___ Stored data

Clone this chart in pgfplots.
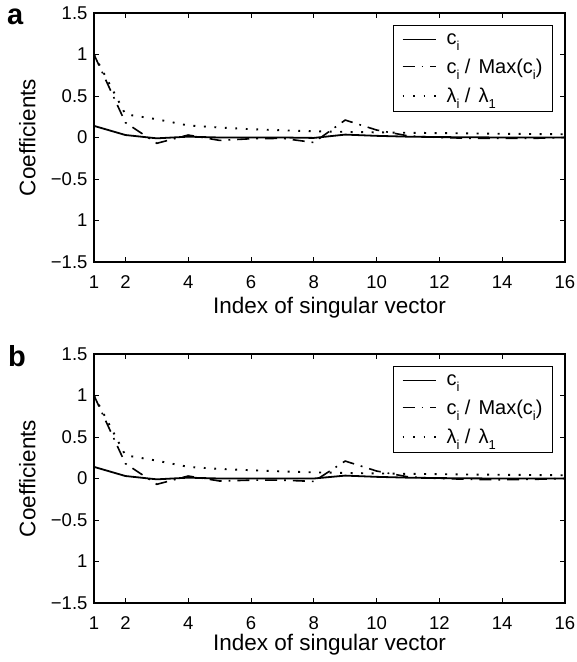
\documentclass[border=0pt]{standalone}
\usepackage{fontspec}
\setmainfont{Liberation Sans}
\usepackage{pgfplots}
\pgfplotsset{compat=1.18}
\newcommand{\sub}[1]{\raisebox{-0.6ex}{\fontsize{13}{13}\selectfont #1}}
\pgfplotsset{panel/.style={
 width=471pt, height=249pt, scale only axis,
 xmin=1, xmax=16, ymin=-1.5, ymax=1.5,
 xtick={1,2,4,6,8,10,12,14,16},
 xticklabels={1,2,4,6,8,10,12,14,16},
 ytick={-1.5,-1,-0.5,0,0.5,1,1.5},
 yticklabels={−1.5,1,−0.5,0,0.5,1,1.5},
 tick align=inside, major tick length=5pt,
 tick style={line width=0.9pt, black},
 axis line style={line width=1.1pt},
 ticklabel style={font=\fontsize{18.5}{21}\selectfont},
 xticklabel style={anchor=base, yshift=-26pt},
 yticklabel style={xshift=-3pt},
 xlabel={Index of singular vector},
 ylabel={Coefficients},
 every axis y label/.style={at={(axis description cs:-0.1242,0.5)}, rotate=90, anchor=base, font=\fontsize{22.5}{26}\selectfont},
 legend style={at={(axis description cs:0.9745,0.952)}, anchor=north east, draw=black, line width=0.9pt,
   font=\fontsize{20}{24}\selectfont, cells={anchor=west}, inner xsep=8pt, inner ysep=6pt, row sep=9pt,
   /tikz/every odd column/.append style={column sep=8pt}},
 legend image code/.code={\draw[#1] (0pt,0pt) -- (33pt,0pt);},
 sl/.style={black, line width=1.8pt},
 dl/.style={black, line width=1.6pt, dash pattern=on 12pt off 7pt on 1.8pt off 7pt},
 pl/.style={black, line width=1.9pt, dash pattern=on 1.9pt off 8.6pt},
}}
\begin{document}
\begin{tikzpicture}
\useasboundingbox (-94pt,-400pt) rectangle (483pt,262pt);
\begin{axis}[panel, name=A,
 every axis x label/.style={at={(axis description cs:0.5,-0.205)}, anchor=base, font=\fontsize{22.5}{26}\selectfont}]
\addplot[sl] coordinates {(1,0.14) (2,0.03) (3,-0.01) (4,0.01) (5,0.0) (6,0.0) (7,0.0) (8,-0.005) (9,0.035) (10,0.02) (11,0.01) (12,0.005) (13,0.003) (14,0.0) (15,0.0) (16,0.0)};
\addlegendentry{c\sub{i}}
\addplot[dl] coordinates {(1,1.0) (2,0.18) (3,-0.07) (4,0.03) (5,-0.035) (6,-0.015) (7,-0.01) (8,-0.06) (9,0.21) (10,0.09) (11,0.02) (12,0.0) (13,-0.01) (14,-0.01) (15,-0.01) (16,0.0)};
\addlegendentry{c\sub{i} /\hspace{0.4em}Max(c\sub{i})}
\addplot[pl] coordinates {(1,1.0) (2,0.28) (3,0.22) (4,0.145) (5,0.12) (6,0.10) (7,0.087) (8,0.075) (9,0.068) (10,0.062) (11,0.057) (12,0.053) (13,0.049) (14,0.045) (15,0.042) (16,0.039)};
\addlegendentry{λ\sub{i} /\hspace{0.4em}λ\sub{1}}
\end{axis}
\node[anchor=base west, inner sep=0, font=\fontsize{29}{30}\selectfont\bfseries] at ([xshift=-87pt, yshift=-11pt]A.north west) {a};
\begin{axis}[panel, name=B, at={(0,-341pt)},
 every axis x label/.style={at={(axis description cs:0.5,-0.19)}, anchor=base, font=\fontsize{22.5}{26}\selectfont}]
\addplot[sl] coordinates {(1,0.14) (2,0.03) (3,-0.01) (4,0.01) (5,0.0) (6,0.0) (7,0.0) (8,0.0) (9,0.035) (10,0.02) (11,0.01) (12,0.005) (13,0.002) (14,0.0) (15,0.0) (16,0.0)};
\addlegendentry{c\sub{i}}
\addplot[dl] coordinates {(1,1.0) (2,0.18) (3,-0.07) (4,0.03) (5,-0.03) (6,-0.02) (7,-0.02) (8,-0.035) (9,0.21) (10,0.09) (11,0.02) (12,0.0) (13,-0.01) (14,-0.015) (15,-0.01) (16,0.0)};
\addlegendentry{c\sub{i} /\hspace{0.4em}Max(c\sub{i})}
\addplot[pl] coordinates {(1,1.0) (2,0.28) (3,0.215) (4,0.14) (5,0.115) (6,0.10) (7,0.085) (8,0.074) (9,0.067) (10,0.061) (11,0.056) (12,0.052) (13,0.048) (14,0.045) (15,0.042) (16,0.039)};
\addlegendentry{λ\sub{i} /\hspace{0.4em}λ\sub{1}}
\end{axis}
\node[anchor=base west, inner sep=0, font=\fontsize{29}{30}\selectfont\bfseries] at ([xshift=-86pt, yshift=-12pt]B.north west) {b};
\end{tikzpicture}
\end{document}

______

● **Task prompt**
Pictures are excluded; copy all other data exactly as shown.

● **Answer**
Clone this chart in pgfplots.
\documentclass[border=0pt]{standalone}
\usepackage{fontspec}
\setmainfont{Liberation Sans}
\usepackage{pgfplots}
\pgfplotsset{compat=1.18}
\newcommand{\sub}[1]{\raisebox{-0.6ex}{\fontsize{13}{13}\selectfont #1}}
\pgfplotsset{panel/.style={
 width=471pt, height=249pt, scale only axis,
 xmin=1, xmax=16, ymin=-1.5, ymax=1.5,
 xtick={1,2,4,6,8,10,12,14,16},
 xticklabels={1,2,4,6,8,10,12,14,16},
 ytick={-1.5,-1,-0.5,0,0.5,1,1.5},
 yticklabels={−1.5,1,−0.5,0,0.5,1,1.5},
 tick align=inside, major tick length=5pt,
 tick style={line width=0.9pt, black},
 axis line style={line width=1.1pt},
 ticklabel style={font=\fontsize{18.5}{21}\selectfont},
 xticklabel style={anchor=base, yshift=-26pt},
 yticklabel style={xshift=-3pt},
 xlabel={Index of singular vector},
 ylabel={Coefficients},
 every axis y label/.style={at={(axis description cs:-0.1242,0.5)}, rotate=90, anchor=base, font=\fontsize{22.5}{26}\selectfont},
 legend style={at={(axis description cs:0.9745,0.952)}, anchor=north east, draw=black, line width=0.9pt,
   font=\fontsize{20}{24}\selectfont, cells={anchor=west}, inner xsep=8pt, inner ysep=6pt, row sep=9pt,
   /tikz/every odd column/.append style={column sep=8pt}},
 legend image code/.code={\draw[#1] (0pt,0pt) -- (33pt,0pt);},
 sl/.style={black, line width=1.8pt},
 dl/.style={black, line width=1.6pt, dash pattern=on 12pt off 7pt on 1.8pt off 7pt},
 pl/.style={black, line width=1.9pt, dash pattern=on 1.9pt off 8.6pt},
}}
\begin{document}
\begin{tikzpicture}
\useasboundingbox (-94pt,-400pt) rectangle (483pt,262pt);
\begin{axis}[panel, name=A,
 every axis x label/.style={at={(axis description cs:0.5,-0.205)}, anchor=base, font=\fontsize{22.5}{26}\selectfont}]
\addplot[sl] coordinates {(1,0.14) (2,0.03) (3,-0.01) (4,0.01) (5,0.0) (6,0.0) (7,0.0) (8,-0.005) (9,0.035) (10,0.02) (11,0.01) (12,0.005) (13,0.003) (14,0.0) (15,0.0) (16,0.0)};
\addlegendentry{c\sub{i}}
\addplot[dl] coordinates {(1,1.0) (2,0.18) (3,-0.07) (4,0.03) (5,-0.035) (6,-0.015) (7,-0.01) (8,-0.06) (9,0.21) (10,0.09) (11,0.02) (12,0.0) (13,-0.01) (14,-0.01) (15,-0.01) (16,0.0)};
\addlegendentry{c\sub{i} /\hspace{0.4em}Max(c\sub{i})}
\addplot[pl] coordinates {(1,1.0) (2,0.28) (3,0.22) (4,0.145) (5,0.12) (6,0.10) (7,0.087) (8,0.075) (9,0.068) (10,0.062) (11,0.057) (12,0.053) (13,0.049) (14,0.045) (15,0.042) (16,0.039)};
\addlegendentry{λ\sub{i} /\hspace{0.4em}λ\sub{1}}
\end{axis}
\node[anchor=base west, inner sep=0, font=\fontsize{29}{30}\selectfont\bfseries] at ([xshift=-87pt, yshift=-11pt]A.north west) {a};
\begin{axis}[panel, name=B, at={(0,-341pt)},
 every axis x label/.style={at={(axis description cs:0.5,-0.19)}, anchor=base, font=\fontsize{22.5}{26}\selectfont}]
\addplot[sl] coordinates {(1,0.14) (2,0.03) (3,-0.01) (4,0.01) (5,0.0) (6,0.0) (7,0.0) (8,0.0) (9,0.035) (10,0.02) (11,0.01) (12,0.005) (13,0.002) (14,0.0) (15,0.0) (16,0.0)};
\addlegendentry{c\sub{i}}
\addplot[dl] coordinates {(1,1.0) (2,0.18) (3,-0.07) (4,0.03) (5,-0.03) (6,-0.02) (7,-0.02) (8,-0.035) (9,0.21) (10,0.09) (11,0.02) (12,0.0) (13,-0.01) (14,-0.015) (15,-0.01) (16,0.0)};
\addlegendentry{c\sub{i} /\hspace{0.4em}Max(c\sub{i})}
\addplot[pl] coordinates {(1,1.0) (2,0.28) (3,0.215) (4,0.14) (5,0.115) (6,0.10) (7,0.085) (8,0.074) (9,0.067) (10,0.061) (11,0.056) (12,0.052) (13,0.048) (14,0.045) (15,0.042) (16,0.039)};
\addlegendentry{λ\sub{i} /\hspace{0.4em}λ\sub{1}}
\end{axis}
\node[anchor=base west, inner sep=0, font=\fontsize{29}{30}\selectfont\bfseries] at ([xshift=-86pt, yshift=-12pt]B.north west) {b};
\end{tikzpicture}
\end{document}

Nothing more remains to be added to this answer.